Lytle’s story was echoed by Tod Nielsen, the president and CEO of FinancialForce, a cloud-based platform supplying accounting, billing, supply chain management, and other computer applications for businesses.

Nielsen, who graduated from CWU-Lynnwood in 1987 with a degree in business administration and information systems, attended classes while operating his own computer company, where he provided database consulting and built applications for local businesses.

“I understand that most students from the CWU extension campuses (University Centers) also have jobs, family commitments, and other activities that consume their time and energy,” he said during a 2017 speech to CWU graduates. “I know that to be here today, it took a lot of blood, sweat, tears, and perseverance. I’m sure it was overwhelming at times.”

What's in a Name?

• CWU was called Washington State Normal School when it opened in 1891.

• CWU’s hometown, Ellensburg, was spelled “Ellensburgh” until 1894.

• In 1937, the Normal School became Central Washington College of Education, after earning national accreditation as a teacher’s college.

• As CWCE began to expand its offerings beyond teacher preparation, it became clear that the school’s name no longer reflected its curriculum. The name was changed to Central Washington State College in 1961.
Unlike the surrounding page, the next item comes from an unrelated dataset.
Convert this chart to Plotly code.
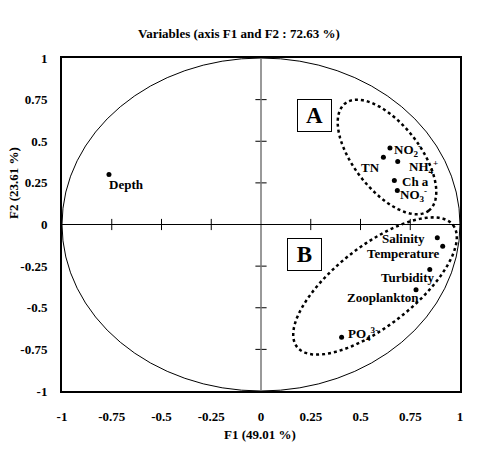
import numpy as np
import plotly.graph_objects as go

# Variable coordinates (F1, F2)
names = ["Depth", "NO2", "TN", "NH4", "Ch a", "NO3", "Salinity", "Temperature",
         "Turbidity", "Zooplankton", "PO4"]
labels = ["Depth", "NO<sub>2</sub><sup>-</sup>", "TN", "NH<sub>4</sub><sup>+</sup>", "Ch a",
          "NO<sub>3</sub><sup>-</sup>", "Salinity", "Temperature", "Turbidity",
          "Zooplankton", "PO<sub>4</sub><sup>3-</sup>"]
f1 = [-0.764, 0.648, 0.615, 0.687, 0.670, 0.685, 0.886, 0.913, 0.848, 0.779, 0.405]
f2 = [0.300, 0.459, 0.404, 0.378, 0.264, 0.204, -0.080, -0.130, -0.270, -0.392, -0.677]
# label anchor, xshift, yshift
lab_pos = [("left", -2, -10), ("left", 2, -2), ("right", -1, -10), ("left", 9, -5),
           ("left", 6, -1), ("left", 1, -4), ("right", -10, -1), ("right", -2, -7),
           ("right", 6, -8), ("right", 5, -8), ("left", 4, 3)]

tick_vals = [-1, -0.75, -0.5, -0.25, 0, 0.25, 0.5, 0.75, 1]
tick_text = ["-1", "-0.75", "-0.5", "-0.25", "0", "0.25", "0.5", "0.75", "1"]

W, H = 479, 471
ML, MR, MT, MB = 62, 19, 58, 80
PW = W - ML - MR
PH = H - MT - MB

def px2data(px, py):
    x = (px - ML) / PW * 2 - 1
    y = 1 - (py - MT) / PH * 2
    return x, y

def ellipse_path(cx, cy, a, b, ang_deg):
    t = np.linspace(0, 2 * np.pi, 120)
    ang = np.deg2rad(ang_deg)
    px = cx + a * np.cos(t) * np.cos(ang) - b * np.sin(t) * np.sin(ang)
    py = cy + a * np.cos(t) * np.sin(ang) + b * np.sin(t) * np.cos(ang)
    pts = [px2data(u, v) for u, v in zip(px, py)]
    return "M " + " L ".join(f"{x:.4f},{y:.4f}" for x, y in pts) + " Z"

bold = dict(family="Liberation Serif", size=13, color="black")

fig = go.Figure()

# zero-line tick marks
fig.add_trace(go.Scatter(x=[v for v in tick_vals if v not in (-1, 0, 1)],
                         y=[0] * 6, mode="markers",
                         marker=dict(symbol="line-ns", size=8, line=dict(width=1, color="black")),
                         hoverinfo="skip", showlegend=False))
fig.add_trace(go.Scatter(y=[v for v in tick_vals if v not in (-1, 0, 1)],
                         x=[0] * 6, mode="markers",
                         marker=dict(symbol="line-ew", size=8, line=dict(width=1, color="black")),
                         hoverinfo="skip", showlegend=False))

fig.add_trace(go.Scatter(x=f1, y=f2, mode="markers",
                         marker=dict(size=5, color="black"),
                         showlegend=False, hoverinfo="skip"))

shapes = [
    dict(type="circle", xref="x", yref="y", x0=-1, y0=-1, x1=1, y1=1,
         line=dict(color="black", width=1)),
    dict(type="line", xref="x", yref="y", x0=0, x1=0, y0=-1, y1=1,
         line=dict(color="#777777", width=1.5)),
    dict(type="line", xref="x", yref="y", x0=-1, x1=1, y0=0, y1=0,
         line=dict(color="black", width=1)),
    dict(type="path", xref="x", yref="y", path=ellipse_path(387, 157, 68, 33, 52),
         line=dict(color="black", width=2.5, dash="dot")),
    dict(type="path", xref="x", yref="y", path=ellipse_path(375, 286, 99, 40, -38),
         line=dict(color="black", width=2.5, dash="dot")),
]

annotations = []
for lab, x, y, (anc, xs, ys) in zip(labels, f1, f2, lab_pos):
    annotations.append(dict(x=x, y=y, xref="x", yref="y", text=f"<b>{lab}</b>",
                            showarrow=False, xanchor=anc, yanchor="middle",
                            xshift=xs, yshift=ys, font=bold))

# boxed letters
for letter, (bx, by) in [("A", (314, 115)), ("B", (304, 254))]:
    dx, dy = px2data(bx, by)
    annotations.append(dict(x=dx, y=dy, xref="x", yref="y", text=f"<b>{letter}</b>",
                            showarrow=False, xanchor="center", yanchor="middle",
                            font=dict(family="Liberation Serif", size=23, color="black"),
                            bordercolor="black", borderwidth=1, borderpad=3,
                            bgcolor="white", width=27, height=25))

annotations.append(dict(x=(239 - ML) / PW, y=1 + (MT - 33) / PH, xref="paper", yref="paper",
                        text="<b>Variables (axis F1 and F2 : 72.63 %)</b>", showarrow=False,
                        xanchor="center", yanchor="middle", font=bold))
annotations.append(dict(x=(260 - ML) / PW, y=-(435 - MT - PH) / PH, xref="paper", yref="paper",
                        text="<b>F1 (49.01 %)</b>", showarrow=False,
                        xanchor="center", yanchor="middle", font=bold))
annotations.append(dict(x=-(ML - 13) / PW, y=1 - (183 - MT) / PH, xref="paper", yref="paper",
                        text="<b>F2 (23.61 %)</b>", showarrow=False, textangle=-90,
                        xanchor="center", yanchor="middle", font=bold))

fig.update_layout(
    width=W, height=H, margin=dict(l=ML, r=MR, t=MT, b=MB),
    paper_bgcolor="white", plot_bgcolor="white",
    shapes=shapes, annotations=annotations, showlegend=False,
    xaxis=dict(range=[-1, 1], tickvals=tick_vals,
               ticktext=[f"<b>{t}</b>" for t in tick_text], tickfont=bold,
               showgrid=False, zeroline=False, showline=True, mirror=True,
               linecolor="black", linewidth=2, ticks="", ticklabelstandoff=12),
    yaxis=dict(range=[-1, 1], tickvals=tick_vals,
               ticktext=[f"<b>{t}</b>" for t in tick_text], tickfont=bold,
               showgrid=False, zeroline=False, showline=True, mirror=True,
               linecolor="black", linewidth=2, ticks="", ticklabelstandoff=10),
)

fig.write_html("out.html")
• The final name change came in 1977, when the school became known as Central Washington University to recognize its growth and evolution into an institution that offered undergraduate and graduate programs.

At a Glance

1940s • CWU teaches courses in communities outside Ellensburg.

1974 • The first formal CWU University Center program (CWU-Pierce County) starts when a master’s degree in occupational education is offered at Pierce College-Fort Steilacoom.

1975 • CWU-Lynnwood established (co-located at Edmonds Community College).

1980 • CWU-Yakima established (co-located at Yakima Valley College).

1981 • CWU-Des Moines established (co-located at Highline Community College).

1994 • CWU-Wenatchee established (co-located at Wenatchee Valley College).

1997 • CWU-Moses Lake established (co-located at Big Bend Community College).

1999 • Online learning courses are offered at the Centers.

2002 • CWU-Lynnwood moves from rented offices into Snoqualmie Hall, a shared building on the Edmonds campus.

2004 • CWU-Pierce County moves into the Olympic Building, which includes 5,700 square feet of dedicated space.

2016 • Instructional site opens at Joint Base Lewis-McChord near Tacoma.

2017 • Instructional site opens in Sammamish.